Typical Inverter Efficiency and Loss Factors
| Factor | Typical Range | Practical Effect |
|---|---|---|
| Inverter efficiency | 85% – 95% | Determines usable AC output |
| Cable losses | 1% – 5% | Higher with lower DC voltages |
| Idle power draw | 10 – 50W | Reduces runtime at light loads |
| Heat production | Depends on load | Requires adequate airflow |
Even small inefficiencies can add up over time. Choosing the correct system voltage, using properly sized cables, and ensuring sufficient ventilation can significantly improve usable output and extend equipment life.
From a safety perspective, most issues result from overloading, undersized wiring, or poor thermal management. Inverters should not be operated continuously at maximum capacity, and all DC wiring must be sized for peak current rather than average use. These measures protect both the equipment and the people using it.
Common Applications That Require DC to AC Conversion
- Residential solar storage systems: DC-to-AC conversion allows stored solar energy to power standard household appliances. Without conversion, the energy remains inaccessible within the battery bank.

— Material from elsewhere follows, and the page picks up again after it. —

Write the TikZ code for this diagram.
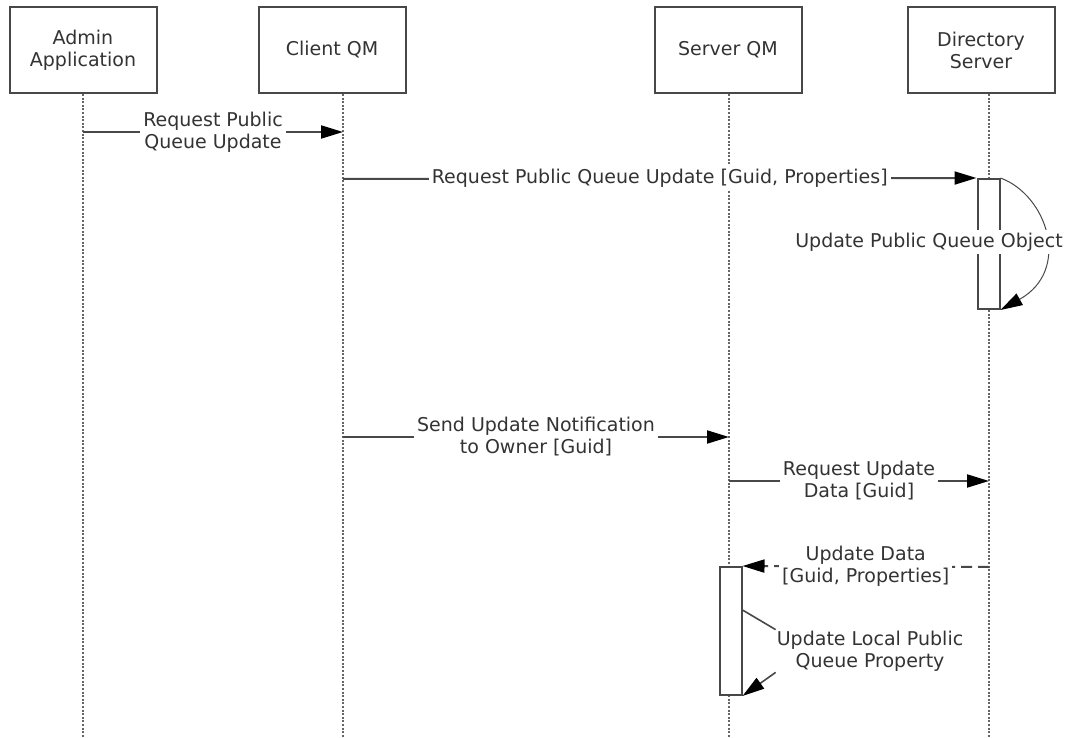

- RV and marine electrical systems: In mobile environments, batteries store energy as DC, while AC conversion enables the use of cooking appliances, tools, and climate control equipment.
- Off-grid installations: For cabins, remote homes, or emergency backup systems, DC-to-AC conversion ensures essential AC devices remain functional during grid outages.
In all these scenarios, DC-to-AC conversion transforms stored energy into practical, usable power rather than unused capacity.
Conclusion
Converting DC electricity to AC power is a fundamental requirement in any battery-based energy system. DC is highly effective for storage, while AC is necessary for operating everyday equipment. The inverter acts as the critical link between these two forms of electricity.
Overall system performance depends not only on the inverter itself, but also on proper voltage selection, realistic power sizing, efficiency planning, and safe installation practices. When all of these elements are addressed together, DC-to-AC conversion becomes a dependable and predictable part of the power system rather than a source of ongoing issues.